|Location||156 Heaton Park Drive NE
|Owner||DeKalb County School System|
|Website||Fernbank Science Center|
The Fernbank Science Center is a museum, classroom, and woodland complex located in Atlanta. It is owned and operated by the DeKalb County School System, which announced in May 2012 it was considering closing the facility to cut its annual budget, then quickly shelved the plan after public outcry. The nearby Fernbank Museum of Natural History is a private non-profit organization that is separate from the Science Center.
The Fernbank Science Center opened in December 1967, and is an educational facility and an integral part of the DeKalb County School System. It provides programs for the science education of local students, pre-K-12. Both its planetarium and observatory are open for public shows on specific occasions.
The mission of the Science Center is to provide and promote an understanding of science and technology and to communicate to its visitors the harmony and order of the natural world. Fernbank contains many materials for instruction, including dinosaur skeletons, rocks and minerals, a collection of tektites, an Aeronautics Education Laboratory and an electron microscope lab. The center also has an authentic Apollo spacecraft from the unmanned Apollo 6 Saturn V test flight, and is home to a planetarium with a 70-foot (21 m)-diameter projection dome.
The Jim Cherry Memorial Planetarium is a 500-seat celestial theater in the round, equipped with a 70-foot (21 m), a Mark V Zeiss star pr ojector, and over 100 special effects projectors. The planetarium, which was built in the 1960s is the largest planetarium within the state of Georgia and one of the largest in the U.S. It was also the first planetarium to be owned and operated by a public school system in the United States of America.
In 2012 Fernbank Science Center was the recipient of a grant from Lockheed Martin which was used to refurbish the Jim Cherry Memorial Planetarium, and give the theater a technological upgrade bringing it into the 21st century and the digital age. A major component of technological upgrade is the fulldome/immersive projection system, produced by e-Planetarium of Houston. The fulldome system is intended to complement the planetarium's iconic Zeiss star projector not replace it.
Prior to the 2012 upgrade, Fernbank staff had been using standard projectors for the video portions of the shows, which put an image on only a small segment of the dome. Since the upgrade, a digital immersive projection system throws extraordinarily bright light onto a spherical mirror tuned to the exact shape of the planetarium dome so video and other images cover the entire dome. Before the upgrade, science center staff had the capability to project images like a slide show. Since the 2012 upgrade, animated images can move across the entire surface.

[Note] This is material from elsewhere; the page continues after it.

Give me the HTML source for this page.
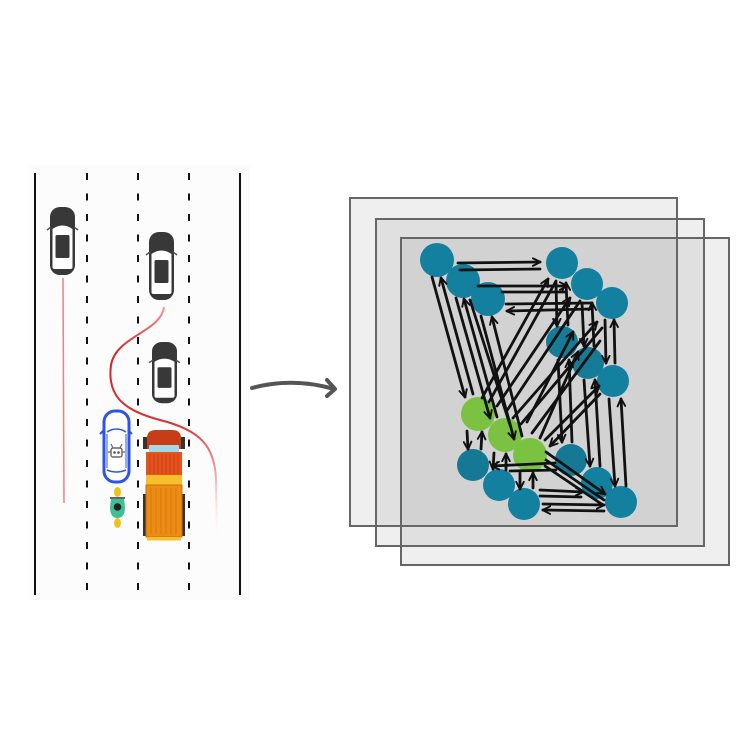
<!DOCTYPE html>
<html><head><meta charset="utf-8"><style>
html,body{margin:0;padding:0;background:#fff;}
svg{display:block;}
</style></head><body>
<svg width="750" height="750" viewBox="0 0 750 750" xmlns="http://www.w3.org/2000/svg">
<defs>
  <marker id="ah" viewBox="0 0 10 10" refX="8.5" refY="5" markerWidth="3.4" markerHeight="3.4" orient="auto-start-reverse" markerUnits="strokeWidth">
    <path d="M1,1 L9,5 L1,9" fill="none" stroke="#111" stroke-width="2" stroke-linecap="round" stroke-linejoin="round"/>
  </marker>
  <linearGradient id="rg" gradientUnits="userSpaceOnUse" x1="0" y1="305" x2="0" y2="540">
    <stop offset="0" stop-color="#f2a0a0"/>
    <stop offset="0.2" stop-color="#d42424"/>
    <stop offset="0.5" stop-color="#d83030"/>
    <stop offset="0.75" stop-color="#f2b8b8"/>
    <stop offset="1" stop-color="#ffffff" stop-opacity="0.2"/>
  </linearGradient>
  <g id="gcar">
    <rect x="0" y="0" width="25" height="68" rx="10" fill="#383838"/>
    <path d="M2.5,22 Q12.5,15 22.5,22 L22.5,60 Q22.5,62 20.5,62 L4.5,62 Q2.5,62 2.5,60 Z" fill="#fff"/>
    <rect x="5.5" y="28" width="14" height="23" rx="1.5" fill="#383838"/>
    <path d="M1,20 L-3,23 M24,20 L28,23" stroke="#555" stroke-width="1.5" fill="none"/>
  </g>
</defs>

<!-- road background -->
<rect x="28" y="165" width="222" height="435" fill="#fcfcfc"/>
<line x1="35" y1="173" x2="35" y2="595" stroke="#111" stroke-width="2"/>
<line x1="240" y1="173" x2="240" y2="595" stroke="#111" stroke-width="2"/>
<g stroke="#111" stroke-width="2" stroke-dasharray="7 13.5">
  <line x1="87" y1="173" x2="87" y2="595"/>
  <line x1="138" y1="173" x2="138" y2="595"/>
  <line x1="189" y1="173" x2="189" y2="595"/>
</g>

<!-- trajectories -->
<line x1="63" y1="278" x2="64" y2="503" stroke="#ee8080" stroke-width="1.5"/>
<path d="M164,307 C161,332 116,336 111,365 C107,395 122,410 160,420 C200,430 215,446 216,480 L217,537" fill="none" stroke="url(#rg)" stroke-width="2"/>

<!-- gray cars -->
<use href="#gcar" x="50" y="207"/>
<use href="#gcar" x="149" y="232"/>
<g transform="translate(152,342) scale(1,0.9)"><use href="#gcar"/></g>

<!-- blue car -->
<g>
  <path d="M104,430 L100,434 M128,430 L132,434" stroke="#2a55e8" stroke-width="2"/>
  <rect x="104" y="411" width="25" height="71" rx="11" fill="#fff" stroke="#2a55e8" stroke-width="3"/>
  <path d="M107,432 Q116.5,426 126,432" stroke="#2a55e8" stroke-width="1.5" fill="none"/>
  <path d="M107,470 Q116.5,474 126,470" stroke="#2a55e8" stroke-width="1.5" fill="none"/>
  <path d="M107,434 L107,468 M126,434 L126,468" stroke="#2a55e8" stroke-width="1" fill="none"/>
  <rect x="111" y="448" width="11" height="9" rx="2" fill="none" stroke="#666" stroke-width="1.4"/>
  <circle cx="114.5" cy="452.5" r="1.3" fill="#555"/>
  <circle cx="118.5" cy="452.5" r="1.3" fill="#555"/>
  <path d="M113,448 L111,444 M120,448 L122,444 M111,452 L108,452 M122,452 L125,452" stroke="#666" stroke-width="1.2"/>
</g>

<!-- motorcycle -->
<g>
  <ellipse cx="117.5" cy="492" rx="3.5" ry="5" fill="#f2c21a"/>
  <ellipse cx="117.5" cy="523" rx="3.5" ry="5" fill="#f2c21a"/>
  <line x1="110" y1="498" x2="125" y2="498" stroke="#333" stroke-width="1.5"/>
  <path d="M111,499 L110,507 Q110,518 117.5,518 Q125,518 125,507 L124,499" fill="#3fbf98"/>
  <ellipse cx="117.5" cy="510" rx="6" ry="7" fill="#3fbf98"/>
  <circle cx="117.5" cy="507" r="3.8" fill="#222"/>
</g>

<!-- truck -->
<g>
  <rect x="143" y="437" width="4" height="12" fill="#333"/>
  <rect x="181" y="437" width="4" height="12" fill="#333"/>
  <rect x="143" y="494" width="4" height="42" fill="#333"/>
  <rect x="181" y="494" width="4" height="42" fill="#333"/>
  <path d="M147,449 L147,438 Q147,430 156,430 L172,430 Q181,430 181,438 L181,449 Z" fill="#c63e18"/>
  <rect x="146" y="452" width="36" height="23" fill="#e5521c"/>
  <g stroke="#c9431a" stroke-width="1">
    <line x1="150" y1="454" x2="150" y2="474"/><line x1="154" y1="454" x2="154" y2="474"/>
    <line x1="158" y1="454" x2="158" y2="474"/><line x1="162" y1="454" x2="162" y2="474"/>
    <line x1="166" y1="454" x2="166" y2="474"/><line x1="170" y1="454" x2="170" y2="474"/>
    <line x1="174" y1="454" x2="174" y2="474"/><line x1="178" y1="454" x2="178" y2="474"/>
  </g>
  <rect x="149" y="445" width="30" height="7" rx="1" fill="#a3d8e8"/>
  <rect x="146" y="475" width="36" height="10" fill="#f6c02c"/>
  <rect x="146" y="485" width="36" height="52" fill="#ec8c14" stroke="#c96e08" stroke-width="1"/>
  <g stroke="#d87a0c" stroke-width="1">
    <line x1="151" y1="488" x2="151" y2="534"/><line x1="156" y1="488" x2="156" y2="534"/>
    <line x1="161" y1="488" x2="161" y2="534"/><line x1="166" y1="488" x2="166" y2="534"/>
    <line x1="171" y1="488" x2="171" y2="534"/><line x1="176" y1="488" x2="176" y2="534"/>
  </g>
  <rect x="147" y="537" width="34" height="3.5" fill="#f3c030"/>
</g>

<!-- arrow -->
<path d="M252,388 Q292,377 334,389" fill="none" stroke="#555" stroke-width="4" stroke-linecap="round"/>
<path d="M327,380 L335,389 L327,396" fill="none" stroke="#555" stroke-width="4" stroke-linecap="round" stroke-linejoin="round"/>

<!-- frames -->
<g fill="rgba(0,0,0,0.063)">
  <rect x="350" y="198" width="327" height="328"/>
  <rect x="376" y="219" width="328" height="327"/>
  <rect x="401" y="238" width="328" height="327"/>
</g>
<g fill="none" stroke="#666" stroke-width="2">
  <rect x="350" y="198" width="327" height="328"/>
  <rect x="376" y="219" width="328" height="327"/>
  <rect x="401" y="238" width="328" height="327"/>
</g>

<!-- nodes -->
<g fill="#13809f">
  <circle cx="437" cy="260" r="17"/>
  <circle cx="463" cy="281" r="17"/>
  <circle cx="488" cy="299" r="17"/>
  <circle cx="562" cy="263" r="16"/>
  <circle cx="587" cy="284" r="16"/>
  <circle cx="612" cy="303" r="16"/>
  <circle cx="562" cy="342" r="16" fill="#167b96"/>
  <circle cx="588" cy="363" r="16" fill="#167b96"/>
  <circle cx="613" cy="381" r="16"/>
  <circle cx="473" cy="465" r="16" fill="#157995"/>
  <circle cx="499" cy="485" r="16"/>
  <circle cx="524" cy="504" r="16"/>
  <circle cx="571" cy="460" r="16" fill="#157995"/>
  <circle cx="597" cy="483" r="16"/>
  <circle cx="621" cy="502" r="16"/>
</g>
<g fill="#7cc242">
  <circle cx="478" cy="414" r="17"/>
  <circle cx="505" cy="435" r="17"/>
  <circle cx="530" cy="455" r="17"/>
</g>

<!-- edges -->
<g fill="none" stroke="#111" stroke-width="2.8" stroke-linecap="round">
  <!-- top horizontals -->
  <path d="M458,263 L540,262" marker-end="url(#ah)"/>
  <path d="M540,269 L460,270"/>
  <path d="M478,286 L567,286" marker-end="url(#ah)"/>
  <path d="M502,292 L566,292"/>
  <path d="M592,303 L506,304"/>
  <path d="M590,309 L507,311" marker-end="url(#ah)"/>
  <!-- A -> G -->
  <path d="M432,277 L465,397" marker-end="url(#ah)"/>
  <path d="M473,394 L441,278" marker-end="url(#ah)"/>
  <path d="M456,298 L490,418" marker-end="url(#ah)"/>
  <path d="M497,417 L464,299" marker-end="url(#ah)"/>
  <path d="M481,316 L514,439" marker-end="url(#ah)"/>
  <path d="M522,436 L492,317" marker-end="url(#ah)"/>
  <path d="M470,300 L510,425"/>
  <!-- G -> B / C -->
  <path d="M482,398 L548,279" marker-end="url(#ah)"/>
  <path d="M489,402 L556,281"/>
  <path d="M497,406 L570,298" marker-end="url(#ah)"/>
  <path d="M506,412 L580,301"/>
  <path d="M513,418 L597,322" marker-end="url(#ah)"/>
  <path d="M521,424 L602,328"/>
  <path d="M527,422 L573,332" marker-end="url(#ah)"/>
  <path d="M532,433 L600,341"/>
  <path d="M540,438 L578,352" marker-end="url(#ah)"/>
  <path d="M545,440 L599,386" marker-end="url(#ah)"/>
  <path d="M600,394 L550,446" marker-end="url(#ah)"/>
  <!-- verticals -->
  <path d="M556,283 L557,326" marker-end="url(#ah)"/>
  <path d="M568,325 L566,283" marker-end="url(#ah)"/>
  <path d="M558,360 L562,442" marker-end="url(#ah)"/>
  <path d="M572,442 L569,360" marker-end="url(#ah)"/>
  <path d="M582,303 L584,346" marker-end="url(#ah)"/>
  <path d="M594,346 L592,303" marker-end="url(#ah)"/>
  <path d="M584,380 L590,466" marker-end="url(#ah)"/>
  <path d="M600,466 L595,380" marker-end="url(#ah)"/>
  <path d="M605,320 L606,363" marker-end="url(#ah)"/>
  <path d="M615,363 L614,320" marker-end="url(#ah)"/>
  <path d="M609,399 L615,486" marker-end="url(#ah)"/>
  <path d="M626,486 L621,399" marker-end="url(#ah)"/>
  <!-- bottom -->
  <path d="M555,463 L492,466" marker-end="url(#ah)"/>
  <path d="M556,470 L510,471"/>
  <path d="M540,490 L583,492" marker-end="url(#ah)"/>
  <path d="M540,496 L581,497"/>
  <path d="M543,504 L604,505" marker-end="url(#ah)"/>
  <path d="M604,511 L543,510" marker-end="url(#ah)"/>
  <path d="M546,452 L605,494" marker-end="url(#ah)"/>
  <path d="M546,460 L604,500"/>
  <path d="M545,466 L600,503"/>
  <!-- G <-> D -->
  <path d="M467,431 L468,449" marker-end="url(#ah)"/>
  <path d="M481,449 L482,432" marker-end="url(#ah)"/>
  <path d="M494,453 L493,469" marker-end="url(#ah)"/>
  <path d="M506,470 L506,454" marker-end="url(#ah)"/>
  <path d="M520,473 L520,489" marker-end="url(#ah)"/>
  <path d="M533,488 L533,473" marker-end="url(#ah)"/>
</g>
</svg>
</body></html>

Fernbank LINKS (Linking Ideas and Networking Kids with Science) was established in 2002. Since then, the robotics team has participated in two robotics competitions, while winning many awards. All of their members graduate high school and pursue a college degree.
In the fall, Fernbank LINKS competes in and hosts the free Georgia BEST Robotics Competition. During their original tenure from 2004-2014, LINKS had been one of the more successful BEST Teams in Georgia, consistently qualifying for the South's BEST Regional Championship at Auburn University. However, in 2015, they forfeited their chance to compete in order to host the Georgia BEST hub. Under their leadership, 12 BEST teams competed, with 2 qualifying for the South's BEST Regional Championship. In 2016, LINKS plans to expand the Georgia BEST hub to 24 teams, thus allowing more teams to experience the fun of STEM.
In the spring, Fernbank LINKS competes in the FIRST Robotics Competition. Like the BEST Robotics Competition, teams are challenged to build a robot in 6 weeks. Following the main build season, teams prepare for and compete in competitions to advance to the FIRST Championship. In 2016, Fernbank LINKS became the first team in Georgia to win a district qualifier. They also became the first team from DeKalb County to win the Engineering Inspiration Award at the Peachtree District State Championship, qualifying them for the FIRST World Championship in St. Louis as part of the Tesla Division. At the FIRST Championship, they were ranked #16 out of 75 teams, but were eliminated in quarterfinal play.
During the Fall and Winter, LINKS has been heavily involved with FIRST Lego League. Every Fall, LINKS hosts 6 free trainings for FLL teams in DeKalb County. In addition, they host the DeKalb FLL Regional Tournament and the Atlanta Super Regional tournament.